— Exercise brief —
Exactly as written, set down the lines from the top of the entries through the line bearing "W, H = 960, 482", with every picture left out.

— Records to use —
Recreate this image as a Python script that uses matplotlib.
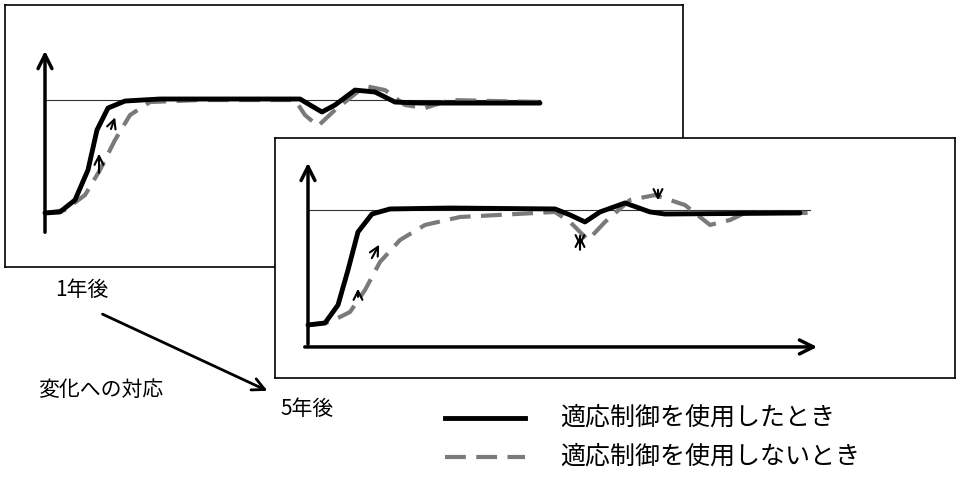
import matplotlib
matplotlib.use("Agg")
import matplotlib.pyplot as plt

plt.rcParams['font.family'] = ['Noto Sans CJK JP', 'DejaVu Sans']

W, H = 960, 482

# response curves: t (time units), v (0 = start level, 1 = target level)
p1_solid_t = [0, 3, 6, 8.6, 10.4, 12.6, 16, 23, 51, 53, 55.4, 58, 62, 66, 70, 75, 99]
p1_solid_v = [0, .009, .115, .381, .735, .929, .991, 1.009, 1.009, .956, .894, .956, 1.088, 1.071, .982, .973, .973]
p1_dash_t = [0, 4, 8, 11, 14, 17, 21, 31, 50, 52, 54.6, 58, 64, 68, 72, 76, 81, 99]
p1_dash_v = [0, .027, .159, .381, .646, .867, .982, 1.0, 1.0, .867, .770, .912, 1.124, 1.088, .956, .929, 1.0, .982]

p2_solid_t = [0, 3.4, 6, 8, 10, 12.8, 16.4, 28.4, 49.4, 52.4, 55.4, 58.4, 63.4, 68.4, 71.4, 98.4]
p2_solid_v = [0, .017, .174, .478, .809, .965, 1.009, 1.017, 1.009, .957, .896, .983, 1.061, .983, .965, .974]
p2_dash_t = [0, 4.4, 8.4, 11.4, 14.4, 18.4, 23.4, 30.4, 49.4, 52.4, 56, 59.4, 64.4, 69.4, 75.4, 80.4, 84.4, 87.4, 100.4]
p2_dash_v = [0, .026, .113, .304, .548, .739, .870, .939, .983, .896, .739, .896, 1.087, 1.130, 1.043, .870, .913, .974, .974]

labels = ["1年後", "5年後"]
legend_labels = ["適応制御を使用したとき", "適応制御を使用しないとき"]
DASH = "#7a7a7a"

fig = plt.figure(figsize=(W / 100, H / 100), dpi=100)

def fig_rect(x0, y0, x1, y1):
    return [x0 / W, 1 - y1 / H, (x1 - x0) / W, (y1 - y0) / H]

bg = fig.add_axes([0, 0, 1, 1], zorder=0)
bg.set_xlim(0, W)
bg.set_ylim(H, 0)
bg.axis("off")

def panel(rect, xlim, ylim, st, sv, dt, dv, y0, ytop, xend, ref_end, arrows, z):
    ax = fig.add_axes(rect, zorder=z)
    ax.set_facecolor("white")
    ax.set_xlim(*xlim)
    ax.set_ylim(*ylim)
    ax.set_xticks([])
    ax.set_yticks([])
    for s in ax.spines.values():
        s.set_linewidth(1.2)
        s.set_color("black")
    ax.plot([0, ref_end], [1, 1], color="#333333", lw=0.8)
    ax.annotate("", xy=(0, ytop), xytext=(0, y0),
                arrowprops=dict(arrowstyle="->", lw=2.5, color="black", mutation_scale=25))
    ax.annotate("", xy=(xend, y0), xytext=(-1.2, y0),
                arrowprops=dict(arrowstyle="->", lw=2.5, color="black", mutation_scale=25))
    ax.plot(dt, dv, color=DASH, lw=3, dashes=(5, 2.5), dash_joinstyle="round")
    ax.plot(st, sv, color="black", lw=3.5, solid_joinstyle="round", solid_capstyle="round")
    for (a, b) in arrows:
        ax.annotate("", xy=b, xytext=a,
                    arrowprops=dict(arrowstyle="->", lw=1.5, color="black", mutation_scale=16))
    return ax

panel(fig_rect(5, 5, 683, 267), (-8, 127.6), (-0.478, 1.841),
      p1_solid_t, p1_solid_v, p1_dash_t, p1_dash_v, -0.195, 1.46, 130, 99,
      [((10.8, 0.33), (10.8, 0.55)), ((13.0, 0.72), (14.2, 0.87))], 1)
panel(fig_rect(275, 138, 955, 378), (-6.6, 129.4), (-0.461, 1.626),
      p2_solid_t, p2_solid_v, p2_dash_t, p2_dash_v, -0.191, 1.435, 102.4, 100.4,
      [((10.0, 0.22), (10.0, 0.34)), ((12.5, 0.56), (14.5, 0.72)),
       ((54.4, 0.63), (54.4, 0.80)), ((54.4, 0.80), (54.4, 0.66)),
       ((70.0, 1.20), (70.0, 1.06))], 2)

bg.text(55, 290, labels[0], fontsize=15, va="center")
bg.text(280, 409, labels[1], fontsize=15, va="center")
bg.text(38, 390, "変化への対応", fontsize=15, va="center")
bg.annotate("", xy=(270, 392), xytext=(100, 313),
            arrowprops=dict(arrowstyle="->", lw=2, color="black", mutation_scale=22))

lg = fig.add_axes([0, 0, 1, 1], zorder=3)
lg.set_xlim(0, W)
lg.set_ylim(H, 0)
lg.axis("off")
lg.plot([445, 525], [418, 418], color="black", lw=3.5)
lg.plot([445, 525], [457, 457], color=DASH, lw=3, dashes=(5, 2.5))
lg.text(560, 418, legend_labels[0], fontsize=18, va="center")
lg.text(560, 457, legend_labels[1], fontsize=18, va="center")

fig.savefig("out.png", dpi=100)
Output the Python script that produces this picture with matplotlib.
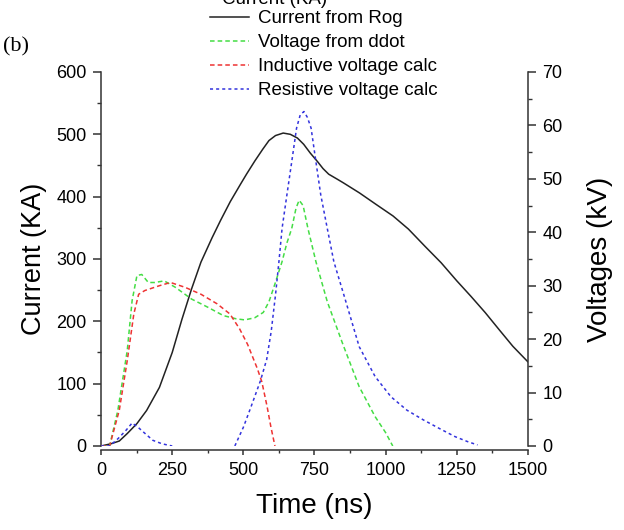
import numpy as np
import matplotlib
matplotlib.use("Agg")
import matplotlib.pyplot as plt
from matplotlib.ticker import MultipleLocator

plt.rcParams['font.family'] = ['Liberation Sans', 'DejaVu Sans']

# Current from Rogowski coil (KA), left axis
t_cur = [0, 36, 64, 92, 126, 160, 205, 250, 284, 318, 351, 390, 420, 454, 490,
         511, 540, 568, 590, 613, 640, 665, 690, 712, 735, 761, 780, 800, 830,
         852, 908, 965, 1026, 1080, 1139, 1195, 1250, 1300, 1350, 1400, 1447, 1500]
i_cur = [0, 3.7, 8, 20, 36, 57, 94, 150, 203, 252, 295, 334, 362, 392, 420,
         436, 457, 476, 490, 498, 502, 500, 494, 484, 470, 456, 445, 436, 428,
         422, 406, 388, 369, 348, 320, 294, 265, 240, 214, 186, 160, 135]

# Voltage from ddot (kV), right axis
t_ddot = [0, 30, 59, 92, 109, 126, 143, 166, 188, 222, 261, 318, 374, 430, 475,
          505, 540, 570, 590, 612, 636, 653, 670, 685, 696, 710, 727, 755, 795,
          850, 907, 963, 1000, 1025]
v_ddot = [0, 0, 6.7, 17.9, 27.2, 31.9, 32.1, 30.6, 30.6, 30.9, 29.7, 27.5, 26, 24.4, 23.8,
          23.6, 24, 25, 27, 30.5, 34.5, 38, 40.7, 44.5, 46, 45, 40.7, 34.5, 27,
          19, 11.1, 5.5, 2.5, 0]

# Inductive voltage calc (kV)
t_ind = [0, 30, 64, 92, 115, 132, 154, 205, 244, 295, 351, 408, 453, 487,
         515, 549, 565, 583, 597, 611]
v_ind = [0, 0, 6.7, 16, 24.7, 28.4, 29.1, 30, 30.6, 29.7, 28.4, 26.6, 24.7, 21.9,
         19, 14.5, 12, 7.5, 3.5, 0]

# Resistive voltage calc (kV); gap where not drawn
t_res = [0, 30, 60, 87, 109, 130, 149, 182, 215, 250, np.nan,
         470, 500, 526, 560, 582, 598, 613, 625, 636, 653, 670, 687, 700, 713,
         725, 738, 755, 772, 795, 818, 857, 907, 963, 1019, 1075, 1132, 1188,
         1244, 1289, 1323]
v_res = [0, 0, 1.4, 2.9, 4.3, 3.5, 2.6, 1.06, 0.4, 0, np.nan,
         0, 3.5, 7.2, 12.2, 16.2, 21.5, 28.3, 34.5, 40.7, 47, 53.2, 59.5, 62, 62.6,
         61.5, 59.5, 53.2, 47, 40.7, 34.5, 27.6, 18.6, 13, 9.2, 6.7, 4.9, 3.3,
         1.75, 0.8, 0.2]

fig = plt.figure(figsize=(6.24, 5.30), dpi=100)
ax = fig.add_axes([0.162, 0.1585, 0.684, 0.7057])
ax2 = ax.twinx()

l1, = ax.plot(t_cur, i_cur, color='#222222', lw=1.1, label='Current from Rog')
l2, = ax2.plot(t_ddot, v_ddot, color='#44dd44', lw=1.1, dashes=(3, 2), label='Voltage from ddot')
l3, = ax2.plot(t_ind, v_ind, color='#ee3333', lw=1.1, dashes=(3, 2), label='Inductive voltage calc')
l4, = ax2.plot(t_res, v_res, color='#3333dd', lw=1.1, dashes=(2, 2), label='Resistive voltage calc')

ax.set_xlim(0, 1500)
ax.set_ylim(0, 600)
ax2.set_ylim(0, 70)

ax.xaxis.set_major_locator(MultipleLocator(250))
ax.xaxis.set_minor_locator(MultipleLocator(125))
ax.yaxis.set_major_locator(MultipleLocator(100))
ax.yaxis.set_minor_locator(MultipleLocator(50))
ax2.yaxis.set_major_locator(MultipleLocator(10))
ax2.yaxis.set_minor_locator(MultipleLocator(5))

for a in (ax, ax2):
    a.spines['top'].set_visible(False)
    a.spines['bottom'].set_position(('outward', 3))
    for s in a.spines.values():
        s.set_color('#333333')
        s.set_linewidth(1.1)
    a.tick_params(axis='y', which='major', direction='out', length=5.8, width=1.1,
                  pad=4.5, labelsize=13, color='#333333')
    a.tick_params(axis='y', which='minor', direction='out', length=2.9, width=1.0, color='#333333')
ax.tick_params(axis='x', which='major', direction='out', length=3.5, width=1.1,
               pad=5, labelsize=13, color='#333333')
ax.tick_params(axis='x', which='minor', direction='out', length=2.3, width=1.0, color='#333333')
ax2.spines['left'].set_visible(False)
ax2.spines['bottom'].set_visible(False)
ax.spines['right'].set_visible(False)

ax.set_xlabel('Time (ns)', fontsize=20, labelpad=10)
ax.set_ylabel('Current (KA)', fontsize=19.5, labelpad=7)
ax2.set_ylabel('Voltages (kV)', fontsize=20, labelpad=18)

fig.legend(handles=[l1, l2, l3, l4], loc='upper left',
           bbox_to_anchor=(210 / 624, 1 - 10 / 530), frameon=False,
           fontsize=13.5, handlelength=2.1, handletextpad=0.45,
           labelspacing=0.37, borderpad=0, borderaxespad=0)

fig.text(0.44, 1.0, 'Current (KA)', fontsize=13.5, ha='center', va='center')
fig.text(0.005, 0.912, '(b)', fontsize=16, va='center',
         family=['Liberation Serif', 'DejaVu Serif'])

fig.savefig('out.png', dpi=100)
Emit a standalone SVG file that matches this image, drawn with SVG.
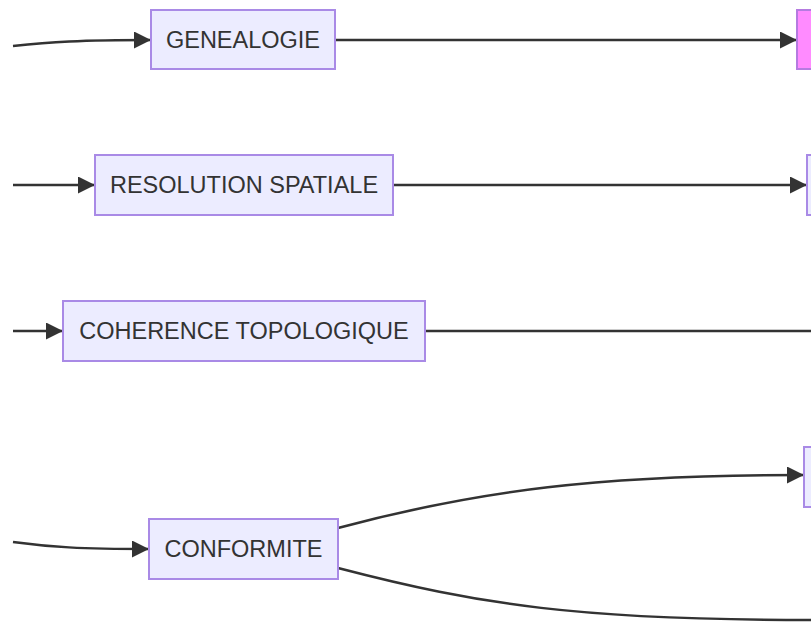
<svg xmlns="http://www.w3.org/2000/svg" width="811" height="623" viewBox="0 0 811 623">
<defs>
<style>
.node rect{fill:#ECECFF;stroke:#A98AE6;stroke-width:2}
.node text{font-family:"Liberation Sans",Arial,sans-serif;font-size:23.5px;fill:#333;text-anchor:middle;dominant-baseline:central}
.edge{fill:none;stroke:#333;stroke-width:2.5}
.pink rect{fill:#FF8BFF;stroke:#B57BE0}
</style>
<marker id="arr" viewBox="0 0 10 10" refX="10" refY="5" markerUnits="userSpaceOnUse" markerWidth="17" markerHeight="17" orient="auto">
<path d="M0,0 L10,5 L0,10 z" fill="#333"/>
</marker>
</defs>
<rect width="811" height="623" fill="#fff"/>
<g id="edges">
<path class="edge" d="M13,46 C50,42 80,40 151,40" marker-end="url(#arr)"/>
<path class="edge" d="M335,40 L797,40" marker-end="url(#arr)"/>
<path class="edge" d="M13,185 L95,185" marker-end="url(#arr)"/>
<path class="edge" d="M393,185 L807,185" marker-end="url(#arr)"/>
<path class="edge" d="M13,331 L63,331" marker-end="url(#arr)"/>
<path class="edge" d="M425,331 L811,331"/>
<path class="edge" d="M13,542 C50,547 80,549 149,549" marker-end="url(#arr)"/>
<path class="edge" d="M338,528 C480,490 600,475 804,475" marker-end="url(#arr)"/>
<path class="edge" d="M338,568 C480,605 580,620 811,620"/>
</g>
<g id="genealogie" class="node"><rect x="151" y="10" width="184" height="59"/><text x="243" y="40">GENEALOGIE</text></g>
<g id="resolution" class="node"><rect x="95" y="155" width="298" height="60"/><text x="244" y="185">RESOLUTION SPATIALE</text></g>
<g id="coherence" class="node"><rect x="63" y="301" width="362" height="60"/><text x="244" y="331">COHERENCE TOPOLOGIQUE</text></g>
<g id="conformite" class="node"><rect x="149" y="519" width="189" height="60"/><text x="243.5" y="549">CONFORMITE</text></g>
<g id="right1" class="node pink"><rect x="797" y="10" width="40" height="59"/></g>
<g id="right2" class="node"><rect x="807" y="155" width="40" height="60"/></g>
<g id="right3" class="node"><rect x="804" y="447" width="40" height="60"/></g>
</svg>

— Result of the task —
Recreate this image as a Python script that uses matplotlib.
import matplotlib
matplotlib.use("Agg")
import matplotlib.pyplot as plt

plt.rcParams['font.family'] = ['Noto Sans CJK JP', 'DejaVu Sans']

W, H = 960, 482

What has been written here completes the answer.